== Information provided

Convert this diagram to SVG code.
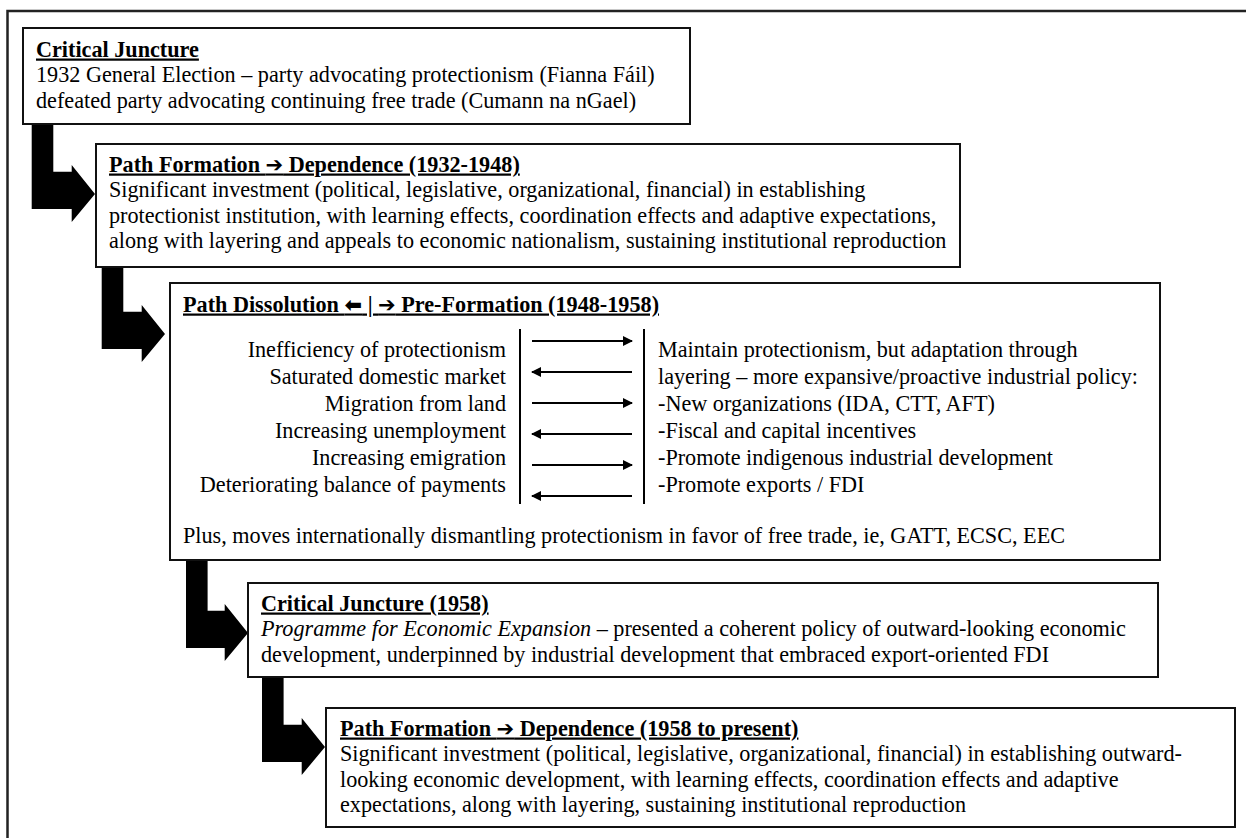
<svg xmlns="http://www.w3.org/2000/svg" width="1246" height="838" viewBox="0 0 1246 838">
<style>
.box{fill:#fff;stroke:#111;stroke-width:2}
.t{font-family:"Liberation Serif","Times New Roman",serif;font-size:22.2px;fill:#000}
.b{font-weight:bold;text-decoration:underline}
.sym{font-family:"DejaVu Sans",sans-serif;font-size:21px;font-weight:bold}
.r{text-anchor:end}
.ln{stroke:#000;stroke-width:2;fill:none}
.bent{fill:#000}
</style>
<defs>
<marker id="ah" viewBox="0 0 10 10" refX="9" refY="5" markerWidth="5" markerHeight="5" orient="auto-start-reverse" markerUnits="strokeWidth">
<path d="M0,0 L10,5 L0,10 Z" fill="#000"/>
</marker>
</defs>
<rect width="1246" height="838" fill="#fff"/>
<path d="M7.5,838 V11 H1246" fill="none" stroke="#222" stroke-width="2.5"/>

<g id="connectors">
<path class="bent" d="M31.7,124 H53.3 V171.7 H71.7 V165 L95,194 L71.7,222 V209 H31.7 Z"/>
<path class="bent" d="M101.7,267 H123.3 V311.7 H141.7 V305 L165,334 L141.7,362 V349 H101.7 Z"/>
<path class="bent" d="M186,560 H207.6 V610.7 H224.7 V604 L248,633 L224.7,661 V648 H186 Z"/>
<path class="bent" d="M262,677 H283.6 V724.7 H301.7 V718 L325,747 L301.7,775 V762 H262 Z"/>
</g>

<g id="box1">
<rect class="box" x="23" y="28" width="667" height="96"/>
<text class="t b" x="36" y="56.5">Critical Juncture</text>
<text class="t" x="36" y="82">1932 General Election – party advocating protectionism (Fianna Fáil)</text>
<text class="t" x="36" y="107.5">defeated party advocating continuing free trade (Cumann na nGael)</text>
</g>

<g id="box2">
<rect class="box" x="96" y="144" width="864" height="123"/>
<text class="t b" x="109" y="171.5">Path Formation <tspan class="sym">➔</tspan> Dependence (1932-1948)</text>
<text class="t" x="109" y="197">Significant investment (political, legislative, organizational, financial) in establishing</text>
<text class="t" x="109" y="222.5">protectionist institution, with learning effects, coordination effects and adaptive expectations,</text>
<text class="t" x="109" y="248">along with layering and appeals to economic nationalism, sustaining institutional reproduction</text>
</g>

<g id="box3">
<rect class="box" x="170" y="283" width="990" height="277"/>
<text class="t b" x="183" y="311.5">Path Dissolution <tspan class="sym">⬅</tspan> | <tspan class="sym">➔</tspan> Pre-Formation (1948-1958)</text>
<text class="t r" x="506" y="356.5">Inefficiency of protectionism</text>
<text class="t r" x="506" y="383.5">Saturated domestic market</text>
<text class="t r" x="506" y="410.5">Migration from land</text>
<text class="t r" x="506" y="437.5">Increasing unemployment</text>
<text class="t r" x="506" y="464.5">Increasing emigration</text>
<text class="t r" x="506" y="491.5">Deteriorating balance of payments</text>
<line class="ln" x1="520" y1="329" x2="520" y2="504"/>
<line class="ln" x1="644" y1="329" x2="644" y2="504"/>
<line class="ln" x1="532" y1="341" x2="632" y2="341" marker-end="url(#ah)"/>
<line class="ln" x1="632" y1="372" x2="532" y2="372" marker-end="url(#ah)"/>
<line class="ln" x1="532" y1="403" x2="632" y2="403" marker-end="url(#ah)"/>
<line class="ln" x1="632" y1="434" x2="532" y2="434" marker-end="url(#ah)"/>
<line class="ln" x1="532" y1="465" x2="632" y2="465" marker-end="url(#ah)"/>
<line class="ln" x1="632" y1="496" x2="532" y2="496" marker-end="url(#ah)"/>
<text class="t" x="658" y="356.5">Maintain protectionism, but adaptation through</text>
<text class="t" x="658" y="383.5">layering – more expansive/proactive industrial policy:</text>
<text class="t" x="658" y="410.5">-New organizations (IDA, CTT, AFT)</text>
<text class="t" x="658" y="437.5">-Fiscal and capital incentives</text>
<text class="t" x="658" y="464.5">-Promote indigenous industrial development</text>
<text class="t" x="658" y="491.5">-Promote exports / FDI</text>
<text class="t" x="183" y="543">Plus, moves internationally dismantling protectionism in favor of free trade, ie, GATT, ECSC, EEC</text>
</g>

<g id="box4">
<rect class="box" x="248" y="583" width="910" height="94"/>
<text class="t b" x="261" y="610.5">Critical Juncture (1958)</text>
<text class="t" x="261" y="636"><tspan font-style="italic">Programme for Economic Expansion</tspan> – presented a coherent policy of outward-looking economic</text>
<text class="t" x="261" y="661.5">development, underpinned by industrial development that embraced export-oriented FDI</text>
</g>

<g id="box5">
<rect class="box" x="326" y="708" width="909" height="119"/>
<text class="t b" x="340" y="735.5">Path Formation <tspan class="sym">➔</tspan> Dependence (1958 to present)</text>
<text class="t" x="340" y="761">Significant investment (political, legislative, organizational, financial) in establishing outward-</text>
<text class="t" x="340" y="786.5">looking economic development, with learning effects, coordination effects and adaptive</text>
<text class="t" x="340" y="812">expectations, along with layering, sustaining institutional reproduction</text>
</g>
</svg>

====

### Set problem
Print the whole listing above once more, word for word, without its pictures.

### Task output
Convert this diagram to SVG code.
<svg xmlns="http://www.w3.org/2000/svg" width="1246" height="838" viewBox="0 0 1246 838">
<style>
.box{fill:#fff;stroke:#111;stroke-width:2}
.t{font-family:"Liberation Serif","Times New Roman",serif;font-size:22.2px;fill:#000}
.b{font-weight:bold;text-decoration:underline}
.sym{font-family:"DejaVu Sans",sans-serif;font-size:21px;font-weight:bold}
.r{text-anchor:end}
.ln{stroke:#000;stroke-width:2;fill:none}
.bent{fill:#000}
</style>
<defs>
<marker id="ah" viewBox="0 0 10 10" refX="9" refY="5" markerWidth="5" markerHeight="5" orient="auto-start-reverse" markerUnits="strokeWidth">
<path d="M0,0 L10,5 L0,10 Z" fill="#000"/>
</marker>
</defs>
<rect width="1246" height="838" fill="#fff"/>
<path d="M7.5,838 V11 H1246" fill="none" stroke="#222" stroke-width="2.5"/>

<g id="connectors">
<path class="bent" d="M31.7,124 H53.3 V171.7 H71.7 V165 L95,194 L71.7,222 V209 H31.7 Z"/>
<path class="bent" d="M101.7,267 H123.3 V311.7 H141.7 V305 L165,334 L141.7,362 V349 H101.7 Z"/>
<path class="bent" d="M186,560 H207.6 V610.7 H224.7 V604 L248,633 L224.7,661 V648 H186 Z"/>
<path class="bent" d="M262,677 H283.6 V724.7 H301.7 V718 L325,747 L301.7,775 V762 H262 Z"/>
</g>

<g id="box1">
<rect class="box" x="23" y="28" width="667" height="96"/>
<text class="t b" x="36" y="56.5">Critical Juncture</text>
<text class="t" x="36" y="82">1932 General Election – party advocating protectionism (Fianna Fáil)</text>
<text class="t" x="36" y="107.5">defeated party advocating continuing free trade (Cumann na nGael)</text>
</g>

<g id="box2">
<rect class="box" x="96" y="144" width="864" height="123"/>
<text class="t b" x="109" y="171.5">Path Formation <tspan class="sym">➔</tspan> Dependence (1932-1948)</text>
<text class="t" x="109" y="197">Significant investment (political, legislative, organizational, financial) in establishing</text>
<text class="t" x="109" y="222.5">protectionist institution, with learning effects, coordination effects and adaptive expectations,</text>
<text class="t" x="109" y="248">along with layering and appeals to economic nationalism, sustaining institutional reproduction</text>
</g>

<g id="box3">
<rect class="box" x="170" y="283" width="990" height="277"/>
<text class="t b" x="183" y="311.5">Path Dissolution <tspan class="sym">⬅</tspan> | <tspan class="sym">➔</tspan> Pre-Formation (1948-1958)</text>
<text class="t r" x="506" y="356.5">Inefficiency of protectionism</text>
<text class="t r" x="506" y="383.5">Saturated domestic market</text>
<text class="t r" x="506" y="410.5">Migration from land</text>
<text class="t r" x="506" y="437.5">Increasing unemployment</text>
<text class="t r" x="506" y="464.5">Increasing emigration</text>
<text class="t r" x="506" y="491.5">Deteriorating balance of payments</text>
<line class="ln" x1="520" y1="329" x2="520" y2="504"/>
<line class="ln" x1="644" y1="329" x2="644" y2="504"/>
<line class="ln" x1="532" y1="341" x2="632" y2="341" marker-end="url(#ah)"/>
<line class="ln" x1="632" y1="372" x2="532" y2="372" marker-end="url(#ah)"/>
<line class="ln" x1="532" y1="403" x2="632" y2="403" marker-end="url(#ah)"/>
<line class="ln" x1="632" y1="434" x2="532" y2="434" marker-end="url(#ah)"/>
<line class="ln" x1="532" y1="465" x2="632" y2="465" marker-end="url(#ah)"/>
<line class="ln" x1="632" y1="496" x2="532" y2="496" marker-end="url(#ah)"/>
<text class="t" x="658" y="356.5">Maintain protectionism, but adaptation through</text>
<text class="t" x="658" y="383.5">layering – more expansive/proactive industrial policy:</text>
<text class="t" x="658" y="410.5">-New organizations (IDA, CTT, AFT)</text>
<text class="t" x="658" y="437.5">-Fiscal and capital incentives</text>
<text class="t" x="658" y="464.5">-Promote indigenous industrial development</text>
<text class="t" x="658" y="491.5">-Promote exports / FDI</text>
<text class="t" x="183" y="543">Plus, moves internationally dismantling protectionism in favor of free trade, ie, GATT, ECSC, EEC</text>
</g>

<g id="box4">
<rect class="box" x="248" y="583" width="910" height="94"/>
<text class="t b" x="261" y="610.5">Critical Juncture (1958)</text>
<text class="t" x="261" y="636"><tspan font-style="italic">Programme for Economic Expansion</tspan> – presented a coherent policy of outward-looking economic</text>
<text class="t" x="261" y="661.5">development, underpinned by industrial development that embraced export-oriented FDI</text>
</g>

<g id="box5">
<rect class="box" x="326" y="708" width="909" height="119"/>
<text class="t b" x="340" y="735.5">Path Formation <tspan class="sym">➔</tspan> Dependence (1958 to present)</text>
<text class="t" x="340" y="761">Significant investment (political, legislative, organizational, financial) in establishing outward-</text>
<text class="t" x="340" y="786.5">looking economic development, with learning effects, coordination effects and adaptive</text>
<text class="t" x="340" y="812">expectations, along with layering, sustaining institutional reproduction</text>
</g>
</svg>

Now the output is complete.